(Items from a data source)
++++++++++

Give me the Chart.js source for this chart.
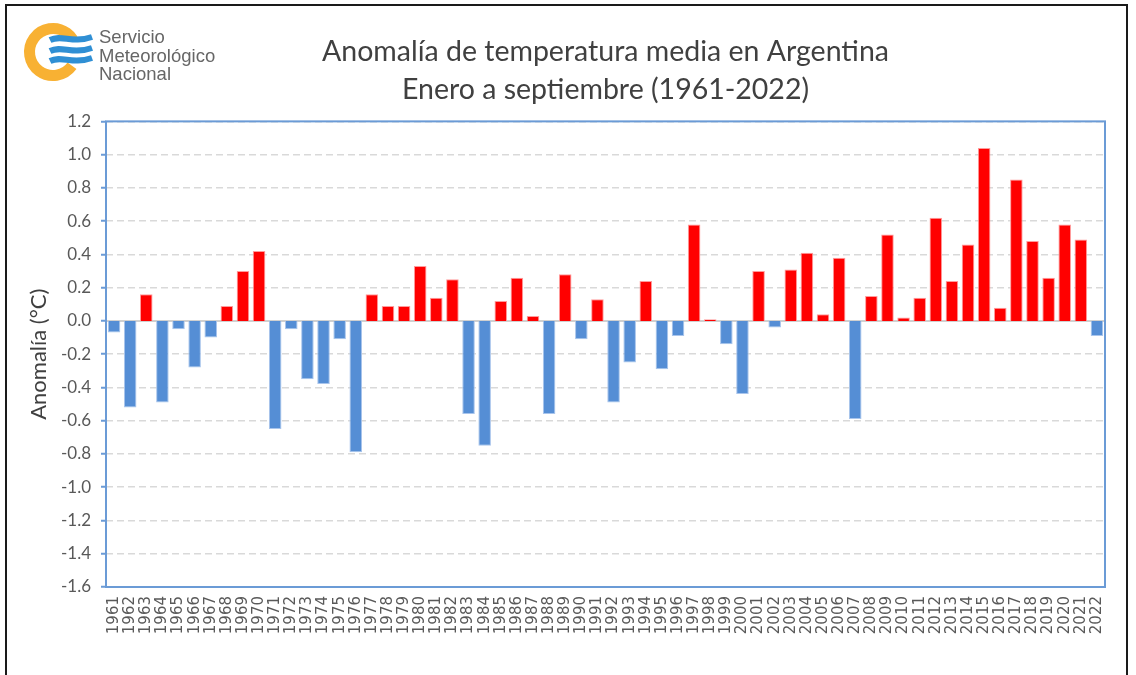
<!DOCTYPE html>
<html>
<head>
<meta charset="utf-8">
<title>Anomalía de temperatura media en Argentina</title>
<script src="https://cdn.jsdelivr.net/npm/chart.js@4.4.1/dist/chart.umd.min.js"></script>
<style>
  html, body { margin: 0; padding: 0; background: #fff; }
  #wrap { width: 1136px; height: 675px; }
</style>
</head>
<body>
<div id="wrap"><canvas id="anomalyChart" width="1136" height="675"></canvas></div>
<script>
// years shown on the x axis
const years = [
  "1961", "1962", "1963", "1964", "1965", "1966", "1967", "1968", "1969", "1970",
  "1971", "1972", "1973", "1974", "1975", "1976", "1977", "1978", "1979", "1980",
  "1981", "1982", "1983", "1984", "1985", "1986", "1987", "1988", "1989", "1990",
  "1991", "1992", "1993", "1994", "1995", "1996", "1997", "1998", "1999", "2000",
  "2001", "2002", "2003", "2004", "2005", "2006", "2007", "2008", "2009", "2010",
  "2011", "2012", "2013", "2014", "2015", "2016", "2017", "2018", "2019", "2020",
  "2021", "2022"
];

// anomaly (°C), Jan-Sep
const anomalies = [
  -0.07, -0.52, 0.16, -0.49, -0.05, -0.28, -0.10, 0.09, 0.30, 0.42,
  -0.65, -0.05, -0.35, -0.38, -0.11, -0.79, 0.16, 0.09, 0.09, 0.33,
  0.14, 0.25, -0.56, -0.75, 0.12, 0.26, 0.03, -0.56, 0.28, -0.11,
  0.13, -0.49, -0.25, 0.24, -0.29, -0.09, 0.58, 0.01, -0.14, -0.44,
  0.30, -0.04, 0.31, 0.41, 0.04, 0.38, -0.59, 0.15, 0.52, 0.02,
  0.14, 0.62, 0.24, 0.46, 1.04, 0.08, 0.85, 0.48, 0.26, 0.58,
  0.49, -0.09
];

const titleLines = ["Anomalía de temperatura media en Argentina", "Enero a septiembre (1961-2022)"];
const yAxisTitle = "Anomalía (°C)";
const logoLines = ["Servicio", "Meteorológico", "Nacional"];
const yMin = -1.6;
const yMax = 1.2;
const yStep = 0.2;

const axisBlue = "#6b9bd6";
const warmColor = "#ff0000";
const coldColor = "#558ed5";

// frame, logo, zero line and plot border
const decorations = {
  id: "decorations",
  beforeDraw(chart) {
    const ctx = chart.ctx;
    ctx.save();
    ctx.fillStyle = "#fff";
    ctx.fillRect(0, 0, chart.width, chart.height);
    ctx.strokeStyle = "#1a1a1a";
    ctx.lineWidth = 2;
    ctx.strokeRect(6, 5, 1121, 720);

    // logo ring
    ctx.strokeStyle = "#f8b133";
    ctx.lineWidth = 11;
    ctx.beginPath();
    ctx.arc(53, 52, 23.5, 0.2 * Math.PI, 1.82 * Math.PI);
    ctx.stroke();

    // logo waves
    ctx.strokeStyle = "#2f8fd4";
    ctx.lineWidth = 6;
    [39, 50, 60].forEach(y => {
      ctx.beginPath();
      ctx.moveTo(50, y + 1);
      ctx.bezierCurveTo(62, y - 5, 72, y + 5, 92, y - 2);
      ctx.stroke();
    });

    ctx.fillStyle = "#666";
    ctx.font = "18.5px 'Liberation Sans', Arial, sans-serif";
    ctx.textBaseline = "alphabetic";
    ctx.textAlign = "left";
    logoLines.forEach((t, i) => ctx.fillText(t, 99, 43 + i * 18.5));
    ctx.restore();
  },
  beforeDatasetsDraw(chart) {
    const { ctx, chartArea, scales } = chart;
    const y0 = scales.y.getPixelForValue(0);
    ctx.save();
    ctx.strokeStyle = "#d0d0d0";
    ctx.lineWidth = 2;
    ctx.beginPath();
    ctx.moveTo(chartArea.left, y0);
    ctx.lineTo(chartArea.right, y0);
    ctx.stroke();
    ctx.restore();
  },
  afterDatasetsDraw(chart) {
    const { ctx, chartArea } = chart;
    ctx.save();
    ctx.strokeStyle = axisBlue;
    ctx.lineWidth = 2;
    ctx.strokeRect(chartArea.left, chartArea.top, chartArea.right - chartArea.left, chartArea.bottom - chartArea.top);
    ctx.restore();
  }
};

Chart.defaults.font.family = "Lato, 'Open Sans', sans-serif";
Chart.defaults.color = "#595959";

const ctx = document.getElementById("anomalyChart").getContext("2d");
new Chart(ctx, {
  type: "bar",
  data: {
    labels: years,
    datasets: [{
      data: anomalies,
      backgroundColor: c => (c.raw >= 0 ? warmColor : coldColor),
      borderColor: c => (c.raw >= 0 ? "#ff9c9c" : "#a9c5ec"),
      borderWidth: 1,
      barPercentage: 0.78,
      categoryPercentage: 1
    }]
  },
  options: {
    responsive: false,
    animation: false,
    layout: { padding: { left: 20, right: 31, top: 0, bottom: 0 } },
    plugins: {
      legend: { display: false },
      tooltip: { enabled: false },
      title: {
        display: true,
        fullSize: false,
        text: titleLines,
        color: "#404040",
        font: { size: 28.5, weight: "normal", lineHeight: 1.34 },
        padding: { top: 33, bottom: 12 }
      }
    },
    scales: {
      x: {
        grid: { display: false, drawTicks: false },
        border: { display: false },
        ticks: {
          autoSkip: false,
          maxRotation: 90,
          minRotation: 90,
          padding: 9,
          font: { family: "'DejaVu Sans', sans-serif", size: 15 },
          color: "#595959"
        },
        afterFit(scale) { scale.height = 88; }
      },
      y: {
        min: yMin,
        max: yMax,
        border: { display: false, dash: [7, 4] },
        grid: {
          color: "#d9d9d9",
          lineWidth: 1.5,
          drawTicks: true,
          tickLength: 5,
          tickColor: axisBlue,
          tickWidth: 2,
          tickBorderDash: []
        },
        ticks: {
          stepSize: yStep,
          padding: 10,
          font: { size: 17 },
          color: "#595959",
          callback: v => (Math.abs(v) < 1e-9 ? 0 : v).toFixed(1)
        },
        title: {
          display: true,
          text: yAxisTitle,
          color: "#404040",
          font: { size: 22 },
          padding: { top: 6, bottom: 0 }
        },
        afterFit(scale) { scale.width = 86; }
      }
    }
  },
  plugins: [decorations]
});
</script>
</body>
</html>
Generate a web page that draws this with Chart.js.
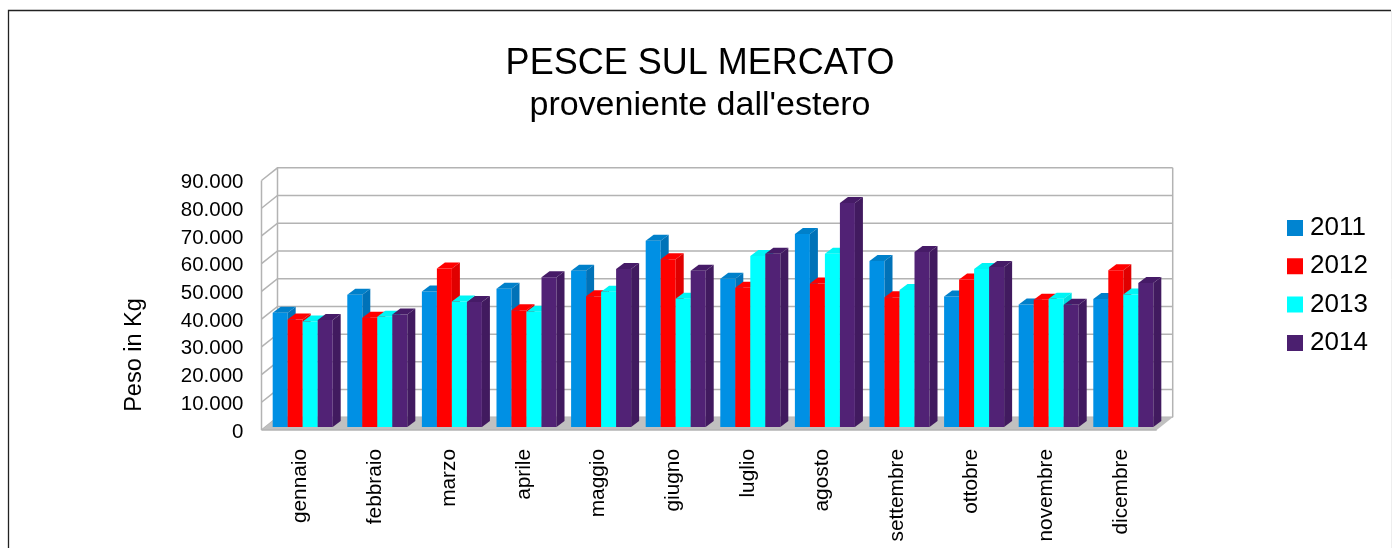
<!DOCTYPE html>
<html>
<head>
<meta charset="utf-8">
<style>html,body{margin:0;padding:0;background:#fff}canvas{display:block}</style>
<script src="https://cdn.jsdelivr.net/npm/chart.js@4"></script>
</head>
<body>
<canvas id="c" width="1398" height="548"></canvas>
<script>
const categories = ['gennaio','febbraio','marzo','aprile','maggio','giugno','luglio','agosto','settembre','ottobre','novembre','dicembre'];
const v2011 = [41200,47700,48900,49900,56400,67200,53500,69600,59900,47100,44200,46200];
const v2012 = [38800,39400,57200,42100,47200,60500,50200,51800,46800,53200,45900,56500];
const v2013 = [38100,39800,45300,41600,48800,46300,61700,62500,49400,57000,46300,47800];
const v2014 = [38600,40600,45100,54000,57000,56400,62500,80800,63100,57700,44100,51900];
const FONT = '"Liberation Sans", Arial, sans-serif';
const shades = [
  {front:'#0090e4', top:'#0080ca', side:'#0072b8', legend:'#0084d1'},
  {front:'#ff0000', top:'#ff0000', side:'#e00000', legend:'#ff0000'},
  {front:'#00ffff', top:'#00f5f5', side:'#00e0e0', legend:'#00ffff'},
  {front:'#512275', top:'#461b67', side:'#411a5f', legend:'#4b1f6f'}
];
const WALL_DX = 16, WALL_DY = 12.7, BAR_DX = 8, BAR_DY = 6, SHIFT_X = 3.9, SHIFT_Y = -3;
const LINE = '#b3b3b3';

const scene = {
  id:'scene',
  afterLayout(chart){
    const l = chart.legend;
    l.left = 1280.7; l.right = 1398; l.top = 202.7; l.bottom = 548;
    chart.boxes.filter(b=>b.position==='top').forEach(b=>{b.left = 1; b.right = 1399;});
  },
  beforeDraw(chart){
    const c = chart.ctx;
    c.save();
    c.fillStyle='#fff'; c.fillRect(0,0,chart.width,chart.height);
    c.lineWidth=1.3; c.strokeStyle='#222';
    c.beginPath(); c.moveTo(8.5,548); c.lineTo(8.5,10.5); c.lineTo(1391,10.5); c.stroke();
    c.strokeStyle='#eeeeee'; c.lineWidth=1;
    c.beginPath(); c.moveTo(1391.5,11); c.lineTo(1391.5,548); c.stroke();
    c.restore();
  },
  beforeDatasetsDraw(chart){
    const c = chart.ctx, a = chart.chartArea, y = chart.scales.y;
    c.save();
    c.strokeStyle = LINE; c.lineWidth = 1.5;
    y.ticks.forEach(t=>{
      const p = y.getPixelForValue(t.value);
      c.beginPath();
      c.moveTo(a.left,p); c.lineTo(a.left+WALL_DX,p-WALL_DY); c.lineTo(a.right+WALL_DX,p-WALL_DY);
      c.stroke();
    });
    c.beginPath();
    c.moveTo(a.left,a.top); c.lineTo(a.left,a.bottom);
    c.moveTo(a.left+WALL_DX,a.top-WALL_DY); c.lineTo(a.left+WALL_DX,a.bottom-WALL_DY);
    c.moveTo(a.right+WALL_DX,a.top-WALL_DY); c.lineTo(a.right+WALL_DX,a.bottom-WALL_DY);
    c.stroke();
    c.fillStyle='#c0c0c0';
    c.beginPath();
    c.moveTo(a.left,a.bottom); c.lineTo(a.right,a.bottom);
    c.lineTo(a.right+WALL_DX,a.bottom-WALL_DY); c.lineTo(a.left+WALL_DX,a.bottom-WALL_DY);
    c.closePath(); c.fill();
    c.beginPath(); c.moveTo(a.left,a.bottom); c.lineTo(a.right,a.bottom); c.stroke();
    c.restore();
    // Paint the series left to right, so each bar covers its left neighbour's side face.
    chart.data.datasets.forEach((d,i)=>{
      const meta = chart.getDatasetMeta(i), s = shades[i];
      c.save();
      c.translate(SHIFT_X,SHIFT_Y);
      meta.controller.draw();
      meta.data.forEach(b=>{
        const {x,y,base,width} = b.getProps(['x','y','base','width'],true);
        const l = x-width/2, r = x+width/2;
        c.fillStyle = s.top;
        c.beginPath(); c.moveTo(l,y); c.lineTo(l+BAR_DX,y-BAR_DY); c.lineTo(r+BAR_DX,y-BAR_DY); c.lineTo(r,y); c.closePath(); c.fill();
        c.fillStyle = s.side;
        c.beginPath(); c.moveTo(r,y); c.lineTo(r+BAR_DX,y-BAR_DY); c.lineTo(r+BAR_DX,base-BAR_DY); c.lineTo(r,base); c.closePath(); c.fill();
      });
      c.restore();
    });
    return false;
  },
  afterDraw(chart){
    const c = chart.ctx;
    c.save();
    c.font = '23.5px '+FONT; c.fillStyle='#000';
    c.translate(134.5,355); c.rotate(-Math.PI/2);
    c.textAlign='center'; c.textBaseline='middle';
    c.fillText('Peso in Kg',0,0);
    c.restore();
  }
};

const series = [['2011',v2011],['2012',v2012],['2013',v2013],['2014',v2014]];
new Chart(document.getElementById('c'),{
  type:'bar',
  data:{
    labels:categories,
    datasets:series.map(([label,data],i)=>({
      label,data,backgroundColor:shades[i].front,borderWidth:0,
      barPercentage:1,categoryPercentage:0.8045
    }))
  },
  options:{
    responsive:false,animation:false,
    layout:{padding:{left:0,top:0,bottom:0,right:144.15}},
    plugins:{
      tooltip:{enabled:false},
      title:{display:true,text:'PESCE SUL MERCATO',color:'#000',
        font:{family:FONT,size:36,weight:'normal',lineHeight:42/36},padding:{top:43,bottom:0}},
      subtitle:{display:true,text:"proveniente dall'estero",color:'#000',
        font:{family:FONT,size:34,weight:'normal',lineHeight:42/34},padding:{top:0,bottom:53.5}},
      legend:{position:'right',align:'start',
        labels:{color:'#000',font:{family:FONT,size:26},usePointStyle:true,pointStyle:'rect',boxWidth:4,boxHeight:16,padding:12.3,
          generateLabels(chart){
            return Chart.defaults.plugins.legend.labels.generateLabels(chart).map((it,i)=>{
              it.fillStyle=shades[i].legend; it.strokeStyle=shades[i].legend; it.lineWidth=0; return it;
            });
          }}}
    },
    scales:{
      x:{grid:{display:false,drawTicks:false},border:{display:false},
        ticks:{color:'#000',font:{family:FONT,size:20.8},minRotation:90,maxRotation:90,padding:19,labelOffset:1.5,autoSkip:false},
        afterFit(s){s.height=118;}},
      y:{min:0,max:90000,grid:{display:false,drawTicks:false},border:{display:false},
        ticks:{color:'#000',font:{family:FONT,size:20.5},padding:18,stepSize:10000,labelOffset:2,
          callback:v=>String(v).replace(/\B(?=(\d{3})+$)/g,'.')},
        afterFit(s){s.width=261.5;}}
    }
  },
  plugins:[scene]
});
</script>
</body>
</html>
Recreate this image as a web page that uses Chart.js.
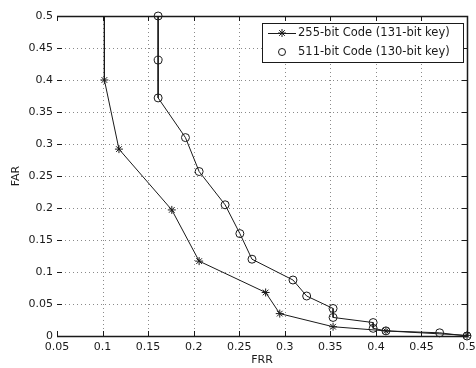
<!DOCTYPE html>
<html>
<head>
<meta charset="utf-8">
<script src="https://cdn.jsdelivr.net/npm/chart.js@4/dist/chart.umd.min.js"></script>
<style>
html,body{margin:0;padding:0;background:#fff;}
#wrap{width:476px;height:368px;position:relative;}
</style>
</head>
<body>
<div id="wrap"><canvas id="c" width="476" height="368"></canvas></div>
<script>
// ---- data ----
const xTickValues = [0.05,0.1,0.15,0.2,0.25,0.3,0.35,0.4,0.45,0.5];
const xTickLabels = ['0.05','0.1','0.15','0.2','0.25','0.3','0.35','0.4','0.45','0.5'];
const yTickValues = [0,0.05,0.1,0.15,0.2,0.25,0.3,0.35,0.4,0.45,0.5];
const yTickLabels = ['0','0.05','0.1','0.15','0.2','0.25','0.3','0.35','0.4','0.45','0.5'];

const seriesNames = ['255-bit Code (131-bit key)','511-bit Code (130-bit key)'];
const frr255 = [0.102,0.102,0.118,0.176,0.206,0.279,0.2945,0.353,0.411,0.5];
const far255 = [0.5,0.4,0.292,0.197,0.117,0.068,0.035,0.0145,0.008,0.001];
const frr511 = [0.161,0.161,0.161,0.191,0.206,0.2345,0.2507,0.264,0.309,0.324,0.353,0.353,0.397,0.397,0.411,0.47,0.5];
const far511 = [0.5,0.431,0.372,0.31,0.257,0.205,0.160,0.12,0.0875,0.0625,0.043,0.029,0.021,0.012,0.008,0.005,0.0];

const toPts = (xs, ys) => xs.map((x,i)=>({x:x,y:ys[i]}));

const FONT = 'DejaVu Sans';
const INK = '#1a1a1a';

const frame = {
  id:'frame',
  beforeDatasetsDraw(chart){
    const {ctx, chartArea:a, scales:{x,y}} = chart;
    ctx.save();
    ctx.strokeStyle = '#8a8a8a';
    ctx.lineWidth = 1;
    ctx.setLineDash([1,3]);
    xTickValues.forEach(v=>{
      const px = Math.round(x.getPixelForValue(v))+0.5;
      if (px < a.left+2 || px > a.right-2) return;
      ctx.beginPath(); ctx.moveTo(px,a.top); ctx.lineTo(px,a.bottom); ctx.stroke();
    });
    yTickValues.forEach(v=>{
      const py = Math.round(y.getPixelForValue(v))+0.5;
      if (py < a.top+2 || py > a.bottom-2) return;
      ctx.beginPath(); ctx.moveTo(a.left,py); ctx.lineTo(a.right,py); ctx.stroke();
    });
    ctx.setLineDash([]);
    ctx.strokeStyle = INK;
    // inward ticks
    const L = 5;
    xTickValues.forEach(v=>{
      const px = Math.round(x.getPixelForValue(v))+0.5;
      ctx.beginPath(); ctx.moveTo(px,a.bottom); ctx.lineTo(px,a.bottom-L); ctx.stroke();
      ctx.beginPath(); ctx.moveTo(px,a.top); ctx.lineTo(px,a.top+L); ctx.stroke();
    });
    yTickValues.forEach(v=>{
      const py = Math.round(y.getPixelForValue(v))+0.5;
      ctx.beginPath(); ctx.moveTo(a.left,py); ctx.lineTo(a.left+L,py); ctx.stroke();
      ctx.beginPath(); ctx.moveTo(a.right,py); ctx.lineTo(a.right-L,py); ctx.stroke();
    });
    // box: top, right, bottom
    ctx.lineWidth = 1.5;
    ctx.beginPath();
    ctx.moveTo(a.left, a.top+0.5); ctx.lineTo(a.right+0.5, a.top+0.5);
    ctx.lineTo(a.right+0.5, a.bottom+0.5); ctx.lineTo(a.left, a.bottom+0.5);
    ctx.stroke();
    ctx.restore();
  },
  afterDraw(chart){
    const {ctx} = chart;
    ctx.save();
    const bx=262, by=23, bw=201, bh=39;
    ctx.fillStyle='#fff';
    ctx.fillRect(bx,by,bw,bh);
    ctx.strokeStyle=INK; ctx.lineWidth=1;
    ctx.strokeRect(bx+0.5,by+0.5,bw,bh);
    ctx.font = '11.5px "'+FONT+'"';
    ctx.textBaseline='middle';
    ctx.fillStyle=INK;
    const rows=[33,52];
    ctx.beginPath(); ctx.moveTo(268,rows[0]+0.5); ctx.lineTo(296,rows[0]+0.5); ctx.stroke();
    const r=4;
    ctx.beginPath();
    for(let k=0;k<4;k++){
      const ang=k*Math.PI/4;
      ctx.moveTo(282-r*Math.cos(ang),rows[0]-r*Math.sin(ang));
      ctx.lineTo(282+r*Math.cos(ang),rows[0]+r*Math.sin(ang));
    }
    ctx.stroke();
    ctx.fillText(seriesNames[0],298,rows[0]+0.5);
    ctx.beginPath(); ctx.arc(282,rows[1],3.5,0,Math.PI*2); ctx.stroke();
    ctx.fillText(seriesNames[1],298,rows[1]+0.5);
    ctx.restore();
  }
};

new Chart(document.getElementById('c'),{
  type:'scatter',
  data:{
    datasets:[
      {label:seriesNames[0], data:toPts(frr255,far255), showLine:true,
       borderColor:INK, backgroundColor:'rgba(0,0,0,0)', borderWidth:1,
       pointStyle:'star', pointRadius:(c)=>c.dataIndex===0?0:4, pointBorderWidth:1,
       pointBorderColor:INK, clip:false, tension:0},
      {label:seriesNames[1], data:toPts(frr511,far511), showLine:true,
       borderColor:INK, backgroundColor:'rgba(0,0,0,0)', borderWidth:1,
       pointStyle:'circle', pointRadius:4, pointBorderWidth:1,
       pointBorderColor:INK, clip:false, tension:0}
    ]
  },
  options:{
    responsive:false, animation:false, devicePixelRatio:1,
    layout:{padding:{top:16,right:9,left:0,bottom:0}},
    plugins:{legend:{display:false}, tooltip:{enabled:false}},
    scales:{
      x:{
        type:'linear', min:0.05, max:0.5,
        afterBuildTicks:(s)=>{s.ticks = xTickValues.map(v=>({value:v}));},
        afterFit:(s)=>{s.height=32; s.paddingLeft=0; s.paddingRight=0;},
        grid:{display:false, drawTicks:false},
        border:{display:false},
        ticks:{padding:5, color:INK, font:{family:FONT,size:11},
               callback:(v,i)=>xTickLabels[i], maxRotation:0, autoSkip:false},
        title:{display:true, text:'FRR', color:INK, font:{family:FONT,size:11},
               padding:{top:0,bottom:1}}
      },
      y:{
        type:'linear', min:0, max:0.5,
        afterBuildTicks:(s)=>{s.ticks = yTickValues.map(v=>({value:v}));},
        afterFit:(s)=>{s.width=57; s.paddingTop=0; s.paddingBottom=0;},
        grid:{display:false, drawTicks:false},
        border:{display:false},
        ticks:{padding:4, color:INK, font:{family:FONT,size:11},
               callback:(v,i)=>yTickLabels[i], autoSkip:false},
        title:{display:true, text:'FAR', color:INK, font:{family:FONT,size:11},
               padding:{top:10,bottom:0}}
      }
    }
  },
  plugins:[frame]
});
</script>
</body>
</html>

++++++++++

- _Work instructions_:
List every line above that contains the word "page".

- _Solution to this exercise_:
Generate a web page that draws this with Chart.js.
Recreate this image as a web page that uses Chart.js.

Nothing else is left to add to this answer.